Craft fairs can be an excellent way to sell your home created items and homegrown produce. They can be attended regularly or periodically, while some craft fairs are held only at special times of the year for seasonal or holiday events. If you find it profitable to sell a craft fairs, it may even be worth developing a a travelling circuit to capture a wider range of fairs.

Ideas of what to sell[edit | edit source]

By way of homegrown produce: You can add value to foods grown by turning them into jams and jellies, flavoured vinegars and syrups, pickles and sauces, and so forth. For the more advanced practitioner, you could make cheeses, olives in brine, smoked meats, and the like.

By way of homemade produce: You can make lots of items using sewing, embroidery, woodwork, metal smithing, paper, repurposing, and so forth.

Choosing fairs[edit | edit source]

You can choose local, regional or national fairs. Each has benefits and drawbacks.

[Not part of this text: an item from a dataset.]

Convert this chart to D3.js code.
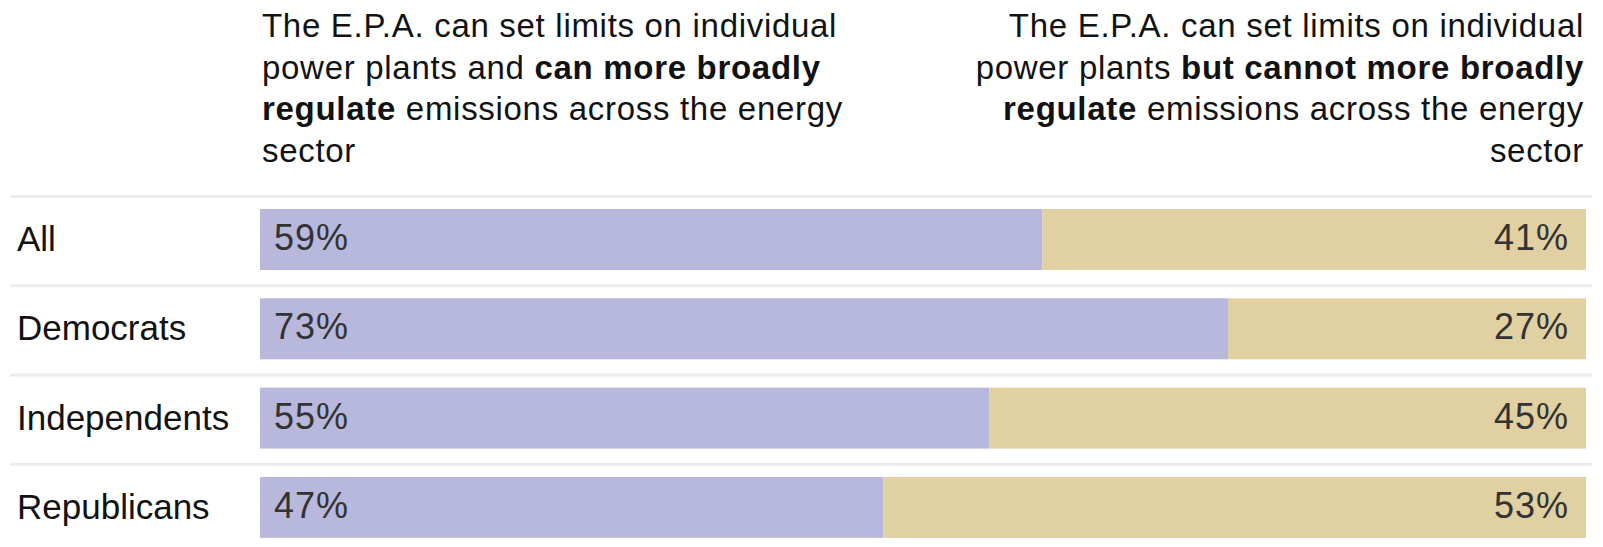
<!DOCTYPE html>
<html>
<head>
<meta charset="utf-8">
<script src="https://cdn.jsdelivr.net/npm/d3@7"></script>
<style>
  body { margin: 0; background: #fff; }
  svg text { font-family: "Liberation Sans", Arial, sans-serif; }
</style>
</head>
<body>
<svg id="chart" width="1603" height="547"></svg>
<script>
'use strict'
// survey groups and shares (percent)
const groups = ["All", "Democrats", "Independents", "Republicans"];
const canRegulate = [59, 73, 55, 47];
const cannotRegulate = [41, 27, 45, 53];

// header lines, each as [text, bold] pieces
const leftHeader = [
    [["The E.P.A. can set limits on individual", false]],
    [["power plants and ", false], ["can more broadly", true]],
    [["regulate", true], [" emissions across the energy", false]],
    [["sector", false]]
];
const rightHeader = [
    [["The E.P.A. can set limits on individual", false]],
    [["power plants ", false], ["but cannot more broadly", true]],
    [["regulate", true], [" emissions across the energy", false]],
    [["sector", false]]
];

const colorCan = "#b8b8dc";
const colorCannot = "#e0d0a2";

let svg = d3.select("#chart");

let x = d3.scaleLinear().domain([0, 100]).range([260, 1586]);
let y = d3.scaleBand().domain(groups).range([195, 195 + 4 * 89.3]).paddingInner(0);

// header text blocks
function drawHeader(lines, xPos, anchor) {
    let g = svg.append("g");
    lines.forEach((pieces, i) => {
        let t = g.append("text")
            .attr("x", xPos)
            .attr("y", 37 + i * 41.5)
            .attr("text-anchor", anchor)
            .attr("font-size", 33)
            .attr("letter-spacing", 0.7)
            .attr("fill", "#121212");
        pieces.forEach(p => {
            t.append("tspan")
                .attr("font-weight", p[1] ? "bold" : "normal")
                .text(p[0]);
        });
    });
}
drawHeader(leftHeader, 262, "start");
drawHeader(rightHeader, 1584, "end");

let rows = svg.selectAll(".row")
    .data(groups)
    .enter().append("g")
    .attr("class", "row")
    .attr("transform", d => `translate(0,${y(d)})`);

// light separator on top of each row
rows.append("rect")
    .attr("x", 10)
    .attr("y", 0)
    .attr("width", 1582)
    .attr("height", 3)
    .attr("fill", "#ececec");

rows.append("rect")
    .attr("x", x(0))
    .attr("y", 14)
    .attr("width", (d, i) => x(canRegulate[i]) - x(0))
    .attr("height", 61)
    .attr("fill", colorCan);

rows.append("rect")
    .attr("x", (d, i) => x(canRegulate[i]))
    .attr("y", 14)
    .attr("width", (d, i) => x(100) - x(canRegulate[i]))
    .attr("height", 61)
    .attr("fill", colorCannot);

rows.append("text")
    .attr("x", 17)
    .attr("y", 56)
    .attr("font-size", 35)
    .attr("fill", "#121212")
    .text(d => d);

rows.append("text")
    .attr("x", x(0) + 14)
    .attr("y", 55)
    .attr("font-size", 36)
    .attr("letter-spacing", 1)
    .attr("fill", "#333")
    .text((d, i) => canRegulate[i] + "%");

rows.append("text")
    .attr("x", x(100) - 17)
    .attr("y", 55)
    .attr("font-size", 36)
    .attr("letter-spacing", 1)
    .attr("text-anchor", "end")
    .attr("fill", "#333")
    .text((d, i) => cannotRegulate[i] + "%");
</script>
</body>
</html>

  • Local fairs: You are known or supported by locals, easier to get to (spending less on fuel and travel), might be easier to restock quickly, etc. On the downside, the customer base might be smaller or diminish with frequency of visits, your wares might not get the coverage you'd desire, etc.
  • Regional or national fairs: Larger customer base, new customers, more chances to sell crafts and produce further afield, could be included in regular monthly or annual rounds to different parts of the country, etc. Downsides could include travel and fuel costs, higher site/stall fees possibly, needing to take more stock with you when travelling, etc.
  • Seasonal or holiday fairs: Usually only held at specific times of the year but may be worth putting all of your effort into as they can often return higher amounts for the one occasion. For example, a Christmas craft fair or a summer holiday fair.

Getting started[edit | edit source]

Find out about the fair first. Many fairs now have websites with detailed information on what costs are involved for spaces, the types of goods required and the level of quality expected.

Be aware that some fairs are so popular that there are waiting lists to get a place/stall/position. You may need to juggle some casual spots for a time until a vacancy arises or the managers of the fair realize the worth of your stall.

Setting up[edit | edit source]

  • Table, trestle
  • Portable tent/marquee or cover of some sort for wind/rain/sun protection
  • Signage and pricing
  • Covering for table/trestle
  • Hanging space and hangers/pins, etc.

Other considerations:

  • Safety and health (includes food safety if you are selling food crafts; be sure to meet the relevant regulations for your area)
  • Weather damage (wind, rain, hail, etc.; even a gusty breeze can cause damage if unprepared)
  • Theft and accidents (stock loss)

Beyond the fair[edit | edit source]

Consider having an online presence of some sort, such as a Facebook page, a website or some other means of seeing your wares and contacting you. Many people have an expectation of such availability online now, so even if you're not keen on it, get a family member who is competent with this to help out!

Online presence can be really helpful where a customer would like you to customize wares, such as showing them different colours, patterns, fabrics, styles, sizes, etc. of prior projects or current materials. This can speed up exchanges by email or text to finalise a commissioned item.